Problem statement:
Repeat only the lines below that run from the line with "Clone this chart in matplotlib." to the line with "ax.spines['left'].set_position(('outward', 29.5))", ends included; skip every picture.

--- begin Supplied records ---

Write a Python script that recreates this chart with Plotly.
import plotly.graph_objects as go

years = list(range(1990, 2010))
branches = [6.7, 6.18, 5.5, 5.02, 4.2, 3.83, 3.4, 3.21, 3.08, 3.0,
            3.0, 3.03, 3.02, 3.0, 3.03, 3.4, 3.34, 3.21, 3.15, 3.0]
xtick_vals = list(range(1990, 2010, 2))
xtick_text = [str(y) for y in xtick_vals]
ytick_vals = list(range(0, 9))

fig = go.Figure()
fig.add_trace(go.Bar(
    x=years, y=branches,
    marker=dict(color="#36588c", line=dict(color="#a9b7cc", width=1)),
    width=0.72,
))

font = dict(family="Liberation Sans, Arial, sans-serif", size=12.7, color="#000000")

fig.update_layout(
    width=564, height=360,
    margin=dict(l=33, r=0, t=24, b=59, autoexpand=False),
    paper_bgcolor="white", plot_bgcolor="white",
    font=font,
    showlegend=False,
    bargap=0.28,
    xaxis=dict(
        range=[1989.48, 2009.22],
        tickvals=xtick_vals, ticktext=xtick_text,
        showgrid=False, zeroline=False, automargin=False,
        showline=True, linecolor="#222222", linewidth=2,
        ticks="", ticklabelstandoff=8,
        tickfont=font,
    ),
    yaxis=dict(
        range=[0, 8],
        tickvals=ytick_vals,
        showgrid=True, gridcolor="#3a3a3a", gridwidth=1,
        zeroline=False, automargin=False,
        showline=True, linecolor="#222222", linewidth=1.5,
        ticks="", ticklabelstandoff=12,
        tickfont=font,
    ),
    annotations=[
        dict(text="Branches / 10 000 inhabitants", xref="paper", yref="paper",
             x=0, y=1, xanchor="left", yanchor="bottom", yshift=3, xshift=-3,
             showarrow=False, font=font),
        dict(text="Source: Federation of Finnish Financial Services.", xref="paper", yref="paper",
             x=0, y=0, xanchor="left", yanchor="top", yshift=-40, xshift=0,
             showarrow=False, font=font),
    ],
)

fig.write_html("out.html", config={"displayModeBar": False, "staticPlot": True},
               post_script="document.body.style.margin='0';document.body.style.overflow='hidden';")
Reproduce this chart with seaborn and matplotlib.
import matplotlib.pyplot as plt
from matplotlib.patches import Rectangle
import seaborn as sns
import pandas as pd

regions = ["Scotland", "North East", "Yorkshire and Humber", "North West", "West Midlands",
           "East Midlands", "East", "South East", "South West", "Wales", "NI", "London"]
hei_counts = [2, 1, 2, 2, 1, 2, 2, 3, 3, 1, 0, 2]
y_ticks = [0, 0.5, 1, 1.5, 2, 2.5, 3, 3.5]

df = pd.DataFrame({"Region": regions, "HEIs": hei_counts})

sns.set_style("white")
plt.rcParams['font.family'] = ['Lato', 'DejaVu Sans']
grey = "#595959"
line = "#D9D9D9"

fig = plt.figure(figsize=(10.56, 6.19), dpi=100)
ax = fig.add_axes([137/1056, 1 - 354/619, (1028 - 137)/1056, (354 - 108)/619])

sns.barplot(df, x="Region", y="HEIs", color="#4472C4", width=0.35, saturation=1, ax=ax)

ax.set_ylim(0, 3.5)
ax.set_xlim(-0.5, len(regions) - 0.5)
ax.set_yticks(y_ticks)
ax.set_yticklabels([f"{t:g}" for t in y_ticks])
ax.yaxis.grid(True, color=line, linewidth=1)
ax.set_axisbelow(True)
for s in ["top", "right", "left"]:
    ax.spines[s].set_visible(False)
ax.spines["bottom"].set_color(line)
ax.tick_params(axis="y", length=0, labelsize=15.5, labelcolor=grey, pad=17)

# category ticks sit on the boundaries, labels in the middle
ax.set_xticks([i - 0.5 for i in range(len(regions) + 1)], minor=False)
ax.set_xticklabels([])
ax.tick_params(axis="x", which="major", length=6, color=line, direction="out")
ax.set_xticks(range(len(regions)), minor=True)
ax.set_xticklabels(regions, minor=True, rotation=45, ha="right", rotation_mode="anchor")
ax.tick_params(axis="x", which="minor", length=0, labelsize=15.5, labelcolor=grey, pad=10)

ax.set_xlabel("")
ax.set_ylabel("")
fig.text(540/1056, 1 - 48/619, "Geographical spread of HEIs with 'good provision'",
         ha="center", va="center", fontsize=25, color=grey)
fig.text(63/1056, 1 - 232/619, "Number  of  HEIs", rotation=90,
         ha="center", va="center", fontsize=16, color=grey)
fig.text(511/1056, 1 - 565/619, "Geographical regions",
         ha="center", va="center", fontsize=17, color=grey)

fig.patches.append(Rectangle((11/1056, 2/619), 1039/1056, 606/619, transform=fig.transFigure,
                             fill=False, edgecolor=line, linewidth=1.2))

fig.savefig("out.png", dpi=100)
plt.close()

--- end Supplied records ---
--- begin Supplied records ---

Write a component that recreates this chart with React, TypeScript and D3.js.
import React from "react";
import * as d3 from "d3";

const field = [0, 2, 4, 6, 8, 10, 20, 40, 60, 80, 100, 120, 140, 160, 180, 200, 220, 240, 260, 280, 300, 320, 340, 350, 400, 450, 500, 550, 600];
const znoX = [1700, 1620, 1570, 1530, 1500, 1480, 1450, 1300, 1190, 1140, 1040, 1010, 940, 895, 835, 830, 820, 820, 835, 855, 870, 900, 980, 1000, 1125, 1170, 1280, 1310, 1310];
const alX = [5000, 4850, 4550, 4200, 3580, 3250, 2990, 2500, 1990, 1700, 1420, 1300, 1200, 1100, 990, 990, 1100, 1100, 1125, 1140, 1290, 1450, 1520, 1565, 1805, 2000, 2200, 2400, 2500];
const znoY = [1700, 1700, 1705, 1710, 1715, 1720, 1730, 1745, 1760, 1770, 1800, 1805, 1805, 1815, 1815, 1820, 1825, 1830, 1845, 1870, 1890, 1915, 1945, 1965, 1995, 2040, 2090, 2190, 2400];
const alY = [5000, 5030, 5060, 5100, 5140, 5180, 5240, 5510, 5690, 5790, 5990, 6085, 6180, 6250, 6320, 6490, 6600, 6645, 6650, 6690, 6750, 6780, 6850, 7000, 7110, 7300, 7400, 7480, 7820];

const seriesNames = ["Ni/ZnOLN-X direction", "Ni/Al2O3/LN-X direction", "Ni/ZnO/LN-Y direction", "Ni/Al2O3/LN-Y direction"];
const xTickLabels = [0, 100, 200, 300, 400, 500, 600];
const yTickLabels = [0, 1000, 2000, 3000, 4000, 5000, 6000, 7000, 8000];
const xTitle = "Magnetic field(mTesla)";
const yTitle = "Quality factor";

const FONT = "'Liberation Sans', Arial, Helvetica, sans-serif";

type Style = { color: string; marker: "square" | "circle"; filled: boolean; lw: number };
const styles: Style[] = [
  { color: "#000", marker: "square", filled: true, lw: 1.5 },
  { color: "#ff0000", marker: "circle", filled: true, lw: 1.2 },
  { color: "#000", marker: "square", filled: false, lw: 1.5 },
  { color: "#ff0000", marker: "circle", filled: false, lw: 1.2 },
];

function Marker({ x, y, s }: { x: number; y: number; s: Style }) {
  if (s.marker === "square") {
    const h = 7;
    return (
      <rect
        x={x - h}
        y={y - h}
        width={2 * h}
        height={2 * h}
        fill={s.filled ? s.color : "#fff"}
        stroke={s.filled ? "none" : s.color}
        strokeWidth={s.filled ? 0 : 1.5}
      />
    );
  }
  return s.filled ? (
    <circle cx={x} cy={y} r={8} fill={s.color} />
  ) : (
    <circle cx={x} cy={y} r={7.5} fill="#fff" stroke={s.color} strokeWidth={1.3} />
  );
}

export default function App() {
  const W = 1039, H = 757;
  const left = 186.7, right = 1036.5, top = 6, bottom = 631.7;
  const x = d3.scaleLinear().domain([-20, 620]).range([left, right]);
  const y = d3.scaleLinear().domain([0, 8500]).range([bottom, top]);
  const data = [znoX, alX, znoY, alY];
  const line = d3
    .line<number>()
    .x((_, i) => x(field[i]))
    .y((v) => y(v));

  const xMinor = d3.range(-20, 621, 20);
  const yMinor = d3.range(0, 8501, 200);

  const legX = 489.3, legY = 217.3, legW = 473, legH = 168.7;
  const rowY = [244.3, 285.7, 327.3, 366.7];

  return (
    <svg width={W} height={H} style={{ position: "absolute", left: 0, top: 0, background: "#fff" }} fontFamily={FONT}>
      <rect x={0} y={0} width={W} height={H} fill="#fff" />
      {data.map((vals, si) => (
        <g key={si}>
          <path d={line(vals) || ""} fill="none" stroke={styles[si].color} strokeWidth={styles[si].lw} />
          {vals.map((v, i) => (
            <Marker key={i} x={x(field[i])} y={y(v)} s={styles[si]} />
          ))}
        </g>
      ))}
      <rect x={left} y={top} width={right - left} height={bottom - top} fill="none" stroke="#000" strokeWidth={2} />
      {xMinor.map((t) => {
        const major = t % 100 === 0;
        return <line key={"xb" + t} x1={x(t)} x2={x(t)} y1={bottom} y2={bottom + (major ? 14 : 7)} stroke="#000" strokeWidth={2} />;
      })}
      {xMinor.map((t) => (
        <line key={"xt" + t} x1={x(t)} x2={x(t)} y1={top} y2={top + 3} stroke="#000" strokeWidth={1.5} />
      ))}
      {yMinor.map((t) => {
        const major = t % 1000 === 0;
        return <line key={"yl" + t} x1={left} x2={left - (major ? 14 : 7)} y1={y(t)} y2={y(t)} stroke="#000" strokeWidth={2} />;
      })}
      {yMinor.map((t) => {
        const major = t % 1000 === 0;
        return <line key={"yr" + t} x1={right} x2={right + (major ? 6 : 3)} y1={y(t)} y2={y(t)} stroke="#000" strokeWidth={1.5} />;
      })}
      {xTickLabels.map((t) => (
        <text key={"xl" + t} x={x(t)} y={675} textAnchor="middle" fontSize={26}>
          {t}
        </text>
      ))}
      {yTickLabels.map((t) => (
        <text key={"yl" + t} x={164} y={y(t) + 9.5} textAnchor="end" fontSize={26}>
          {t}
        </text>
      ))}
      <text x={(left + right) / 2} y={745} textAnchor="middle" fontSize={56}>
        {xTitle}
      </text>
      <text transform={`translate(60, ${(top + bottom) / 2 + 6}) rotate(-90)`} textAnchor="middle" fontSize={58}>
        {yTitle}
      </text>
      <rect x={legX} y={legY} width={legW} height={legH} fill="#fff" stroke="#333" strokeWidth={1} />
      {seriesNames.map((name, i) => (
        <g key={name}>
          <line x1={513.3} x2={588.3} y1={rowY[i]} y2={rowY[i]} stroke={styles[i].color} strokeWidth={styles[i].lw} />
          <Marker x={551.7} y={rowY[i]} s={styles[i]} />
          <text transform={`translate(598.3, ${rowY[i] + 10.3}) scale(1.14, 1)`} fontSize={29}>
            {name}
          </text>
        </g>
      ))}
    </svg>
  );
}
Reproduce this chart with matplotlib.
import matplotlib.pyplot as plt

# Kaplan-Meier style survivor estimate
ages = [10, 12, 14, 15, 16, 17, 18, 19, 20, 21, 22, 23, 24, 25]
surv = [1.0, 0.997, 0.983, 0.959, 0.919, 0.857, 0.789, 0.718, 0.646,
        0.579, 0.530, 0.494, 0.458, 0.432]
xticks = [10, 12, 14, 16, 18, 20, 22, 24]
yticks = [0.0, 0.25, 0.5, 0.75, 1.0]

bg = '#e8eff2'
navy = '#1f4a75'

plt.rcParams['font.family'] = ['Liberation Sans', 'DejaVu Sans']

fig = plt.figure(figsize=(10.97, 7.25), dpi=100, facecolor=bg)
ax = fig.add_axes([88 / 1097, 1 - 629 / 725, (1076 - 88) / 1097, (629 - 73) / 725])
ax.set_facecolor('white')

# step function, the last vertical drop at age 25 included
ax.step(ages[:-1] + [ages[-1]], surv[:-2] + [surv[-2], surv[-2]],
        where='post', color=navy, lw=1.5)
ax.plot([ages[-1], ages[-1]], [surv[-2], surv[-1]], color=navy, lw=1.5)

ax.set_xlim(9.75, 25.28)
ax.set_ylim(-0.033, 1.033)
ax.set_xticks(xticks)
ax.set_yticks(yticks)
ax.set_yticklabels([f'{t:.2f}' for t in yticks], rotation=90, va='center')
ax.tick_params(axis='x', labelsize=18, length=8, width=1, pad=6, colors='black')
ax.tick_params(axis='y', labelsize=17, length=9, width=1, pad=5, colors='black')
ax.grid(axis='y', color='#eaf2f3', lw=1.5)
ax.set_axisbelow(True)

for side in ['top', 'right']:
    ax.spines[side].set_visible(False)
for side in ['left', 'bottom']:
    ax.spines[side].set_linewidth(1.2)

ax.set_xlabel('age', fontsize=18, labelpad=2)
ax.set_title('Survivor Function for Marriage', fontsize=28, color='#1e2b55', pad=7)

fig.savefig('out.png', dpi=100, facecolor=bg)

--- end Supplied records ---
--- begin Supplied records ---

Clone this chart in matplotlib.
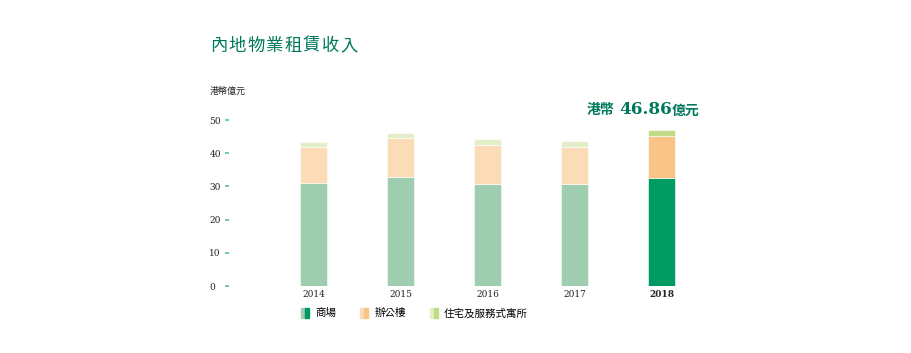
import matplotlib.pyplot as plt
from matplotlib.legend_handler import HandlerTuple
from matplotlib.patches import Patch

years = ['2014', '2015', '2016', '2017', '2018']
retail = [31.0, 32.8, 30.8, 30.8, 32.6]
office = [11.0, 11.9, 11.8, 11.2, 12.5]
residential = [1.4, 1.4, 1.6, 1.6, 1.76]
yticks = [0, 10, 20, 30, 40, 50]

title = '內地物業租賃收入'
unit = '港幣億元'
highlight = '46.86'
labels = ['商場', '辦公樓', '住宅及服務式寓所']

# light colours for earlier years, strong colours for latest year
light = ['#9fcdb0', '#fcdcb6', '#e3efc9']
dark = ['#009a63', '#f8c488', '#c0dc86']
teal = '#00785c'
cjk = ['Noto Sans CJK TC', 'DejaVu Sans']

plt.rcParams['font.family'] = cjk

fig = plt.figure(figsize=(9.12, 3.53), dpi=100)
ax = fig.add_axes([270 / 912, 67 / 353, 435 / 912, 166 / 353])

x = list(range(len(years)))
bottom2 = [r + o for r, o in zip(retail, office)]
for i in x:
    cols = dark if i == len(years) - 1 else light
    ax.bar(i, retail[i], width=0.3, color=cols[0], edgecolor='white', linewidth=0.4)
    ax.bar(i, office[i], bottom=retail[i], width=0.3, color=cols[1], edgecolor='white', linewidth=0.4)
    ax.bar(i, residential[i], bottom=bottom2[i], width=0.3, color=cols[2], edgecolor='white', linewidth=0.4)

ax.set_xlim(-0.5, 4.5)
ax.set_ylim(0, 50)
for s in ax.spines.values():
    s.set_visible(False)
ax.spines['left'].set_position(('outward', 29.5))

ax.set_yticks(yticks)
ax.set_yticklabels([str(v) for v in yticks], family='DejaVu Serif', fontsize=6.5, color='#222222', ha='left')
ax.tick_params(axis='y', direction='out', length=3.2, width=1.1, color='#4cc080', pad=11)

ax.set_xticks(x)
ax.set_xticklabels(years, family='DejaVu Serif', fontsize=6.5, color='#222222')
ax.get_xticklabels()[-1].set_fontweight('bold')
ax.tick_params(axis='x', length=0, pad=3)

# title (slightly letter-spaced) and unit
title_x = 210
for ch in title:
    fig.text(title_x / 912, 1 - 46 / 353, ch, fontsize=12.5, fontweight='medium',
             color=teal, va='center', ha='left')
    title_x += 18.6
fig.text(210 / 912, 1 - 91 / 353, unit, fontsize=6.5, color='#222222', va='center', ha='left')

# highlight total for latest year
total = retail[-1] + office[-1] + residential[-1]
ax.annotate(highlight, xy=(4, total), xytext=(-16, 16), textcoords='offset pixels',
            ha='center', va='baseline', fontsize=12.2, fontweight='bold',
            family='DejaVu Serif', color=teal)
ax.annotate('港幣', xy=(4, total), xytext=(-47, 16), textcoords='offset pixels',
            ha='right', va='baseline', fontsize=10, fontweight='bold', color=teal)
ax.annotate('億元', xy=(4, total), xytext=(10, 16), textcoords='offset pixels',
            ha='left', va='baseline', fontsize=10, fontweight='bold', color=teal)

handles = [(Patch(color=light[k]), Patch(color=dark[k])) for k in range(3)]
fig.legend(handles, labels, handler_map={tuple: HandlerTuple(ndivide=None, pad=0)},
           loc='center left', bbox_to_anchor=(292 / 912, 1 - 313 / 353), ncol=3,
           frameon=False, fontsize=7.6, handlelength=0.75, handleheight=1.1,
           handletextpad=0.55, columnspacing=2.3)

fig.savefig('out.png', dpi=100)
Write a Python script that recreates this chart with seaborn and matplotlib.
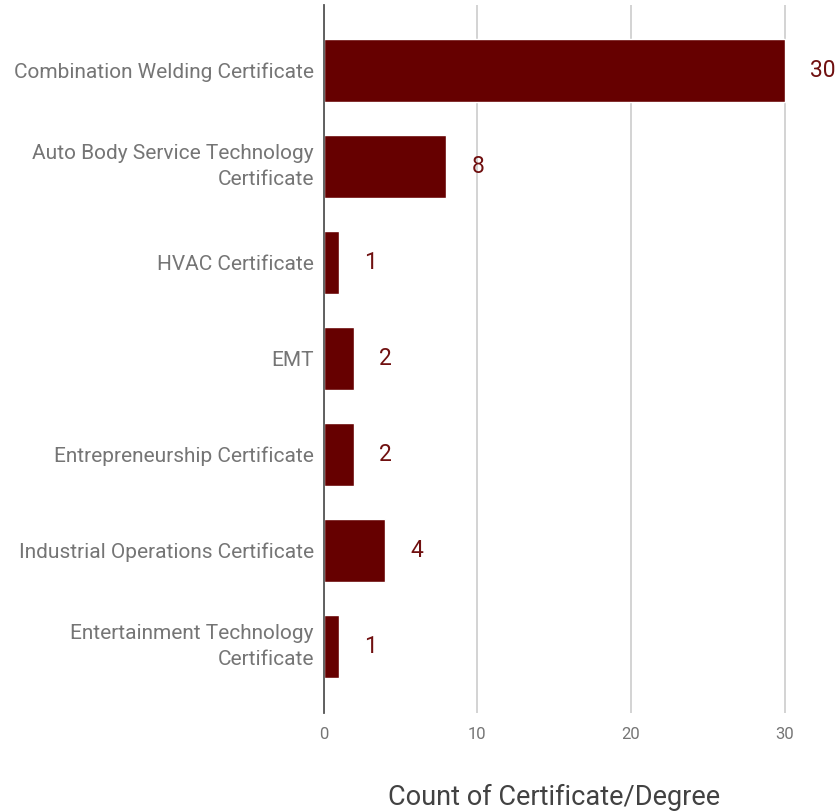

--- end Supplied records ---

Answer for the task:
Clone this chart in matplotlib.
import matplotlib.pyplot as plt
from matplotlib.legend_handler import HandlerTuple
from matplotlib.patches import Patch

years = ['2014', '2015', '2016', '2017', '2018']
retail = [31.0, 32.8, 30.8, 30.8, 32.6]
office = [11.0, 11.9, 11.8, 11.2, 12.5]
residential = [1.4, 1.4, 1.6, 1.6, 1.76]
yticks = [0, 10, 20, 30, 40, 50]

title = '內地物業租賃收入'
unit = '港幣億元'
highlight = '46.86'
labels = ['商場', '辦公樓', '住宅及服務式寓所']

# light colours for earlier years, strong colours for latest year
light = ['#9fcdb0', '#fcdcb6', '#e3efc9']
dark = ['#009a63', '#f8c488', '#c0dc86']
teal = '#00785c'
cjk = ['Noto Sans CJK TC', 'DejaVu Sans']

plt.rcParams['font.family'] = cjk

fig = plt.figure(figsize=(9.12, 3.53), dpi=100)
ax = fig.add_axes([270 / 912, 67 / 353, 435 / 912, 166 / 353])

x = list(range(len(years)))
bottom2 = [r + o for r, o in zip(retail, office)]
for i in x:
    cols = dark if i == len(years) - 1 else light
    ax.bar(i, retail[i], width=0.3, color=cols[0], edgecolor='white', linewidth=0.4)
    ax.bar(i, office[i], bottom=retail[i], width=0.3, color=cols[1], edgecolor='white', linewidth=0.4)
    ax.bar(i, residential[i], bottom=bottom2[i], width=0.3, color=cols[2], edgecolor='white', linewidth=0.4)

ax.set_xlim(-0.5, 4.5)
ax.set_ylim(0, 50)
for s in ax.spines.values():
    s.set_visible(False)
ax.spines['left'].set_position(('outward', 29.5))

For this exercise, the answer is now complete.